Джахангиру совсем не понравилось такое решение. Он был разгневан, назвал Шах-Джахана би-даулетом и даже вписал это в свою книгу, желая, чтобы потомки запомнили моего любимого мошенником. Падишах велел самому Шах-Джахану оставаться в Бурханпуре, но армию незамедлительно отправить на север.
— Без войск я ничто…
— Но, удерживая их здесь, ты еще сильнее разъяришь отца.
Мое сердце содрогалось от страха за мужа. Хосров… Я не упоминала его имени, но проклятие дало о себе знать слишком быстро. Мы чувствовали себя щепками в водовороте, несущем нас прямо в вечность. Но… мы любили друг друга, и это было единственным утешением. Любовь была для нас волшебным заклинанием, она помогала преодолевать страхи. Мы поддерживали друг друга взглядами, прикосновениями, нежными поцелуями; прижавшись друг к другу, мы чувствовали себя невидимыми для мира.
— Слишком поздно, — шептал Шах-Джахан. — Я чувствую. Мехрун-Нисса пустила в ход свою отраву. Ничего уже не изменишь.
— Немедленно отправь Аллами Саадуллу-хана в Лахор. Умоляй отца даровать тебе прощение. Он простит. После этого мы сможем выступить на Кандагар.
— Мы? — Он заулыбался. — Сколько раз я повторял, что тебе не следует идти на войну. Тебя могут ранить.
— Я тебя никогда не оставлю. Посылай Аллами Саадуллу-хана.
Через час Аллами Саадулла-хан выехал в Лахор.
Тянулись недели, а мы все ждали. Ливни затопили долину, во дворце было сыро и тепло, комнаты заполнил запах гниения. Я была подавлена донельзя очередной беременностью и ее спутниками — тошнотой и слабостью.
Наконец вернулся Аллами Саадулла-хан. Туча на его лице была чернее тех, что висели над нашими головами.

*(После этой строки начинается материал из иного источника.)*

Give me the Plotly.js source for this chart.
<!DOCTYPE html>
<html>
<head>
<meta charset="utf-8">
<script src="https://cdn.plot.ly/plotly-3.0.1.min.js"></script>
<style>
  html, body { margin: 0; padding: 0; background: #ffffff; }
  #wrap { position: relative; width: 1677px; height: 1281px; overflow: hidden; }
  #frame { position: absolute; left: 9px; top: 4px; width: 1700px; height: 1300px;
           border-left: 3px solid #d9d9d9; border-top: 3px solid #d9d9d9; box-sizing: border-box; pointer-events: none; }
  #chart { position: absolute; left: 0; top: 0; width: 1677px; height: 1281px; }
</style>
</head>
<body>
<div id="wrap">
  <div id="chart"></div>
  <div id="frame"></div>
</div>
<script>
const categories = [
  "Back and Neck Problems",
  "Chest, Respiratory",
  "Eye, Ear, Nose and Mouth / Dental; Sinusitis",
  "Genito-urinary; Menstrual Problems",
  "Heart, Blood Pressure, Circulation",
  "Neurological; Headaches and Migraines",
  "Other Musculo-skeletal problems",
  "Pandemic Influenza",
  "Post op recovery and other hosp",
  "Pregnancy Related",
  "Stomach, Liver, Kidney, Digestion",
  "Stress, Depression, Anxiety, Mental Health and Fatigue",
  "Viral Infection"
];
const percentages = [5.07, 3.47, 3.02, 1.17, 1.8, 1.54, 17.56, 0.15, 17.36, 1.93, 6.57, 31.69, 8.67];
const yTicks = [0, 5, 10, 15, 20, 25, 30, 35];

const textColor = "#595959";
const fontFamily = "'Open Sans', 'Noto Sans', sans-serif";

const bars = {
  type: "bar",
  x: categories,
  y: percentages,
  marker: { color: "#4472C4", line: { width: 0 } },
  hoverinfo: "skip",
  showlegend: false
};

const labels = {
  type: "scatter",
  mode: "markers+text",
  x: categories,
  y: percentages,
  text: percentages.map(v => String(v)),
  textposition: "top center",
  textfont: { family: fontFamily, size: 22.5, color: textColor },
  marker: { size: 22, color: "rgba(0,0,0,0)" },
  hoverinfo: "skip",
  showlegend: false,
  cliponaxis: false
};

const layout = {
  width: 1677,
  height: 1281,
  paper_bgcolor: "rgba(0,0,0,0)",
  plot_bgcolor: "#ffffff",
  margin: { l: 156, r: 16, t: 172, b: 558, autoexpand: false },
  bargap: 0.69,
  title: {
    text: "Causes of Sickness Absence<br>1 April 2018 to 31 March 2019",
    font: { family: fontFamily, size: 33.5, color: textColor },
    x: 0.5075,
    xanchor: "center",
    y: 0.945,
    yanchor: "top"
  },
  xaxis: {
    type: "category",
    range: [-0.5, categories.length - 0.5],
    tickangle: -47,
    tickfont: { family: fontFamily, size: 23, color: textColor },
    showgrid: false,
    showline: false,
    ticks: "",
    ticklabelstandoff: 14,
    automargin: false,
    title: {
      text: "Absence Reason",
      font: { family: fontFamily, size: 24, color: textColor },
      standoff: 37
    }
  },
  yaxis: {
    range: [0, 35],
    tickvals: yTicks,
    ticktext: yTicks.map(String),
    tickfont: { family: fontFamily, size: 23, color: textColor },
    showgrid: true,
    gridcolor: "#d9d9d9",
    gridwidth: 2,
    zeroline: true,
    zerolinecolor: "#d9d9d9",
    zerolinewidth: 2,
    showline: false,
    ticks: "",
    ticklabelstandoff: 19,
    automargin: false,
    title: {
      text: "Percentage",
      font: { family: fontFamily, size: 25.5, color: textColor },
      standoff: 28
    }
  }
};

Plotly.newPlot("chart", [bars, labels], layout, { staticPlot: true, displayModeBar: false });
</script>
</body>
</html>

— Джахангир не пожелал меня принять. Я ждал много дней. Меня не допустили даже в диван-и-ам. Мехрун-Нисса распорядилась не пропускать меня, а придворным строго запретила произносить твое имя, Шах-Джахан, в присутствии отца. В глазах отца ты больше не существуешь. Шахрияр, этот На-Шудари, теперь разгуливает по дворцу в пунцовом тюрбане, похваляясь, что расправится с тобой, если когда-нибудь осмелишься там появиться. — Аллами Саадулла-хан невесело рассмеялся: — Он машет мечом, пугая встречных, и показывает, как на поединке порубит тебя на кусочки. Мехрун-Нисса рукоплещет каждой его выходке.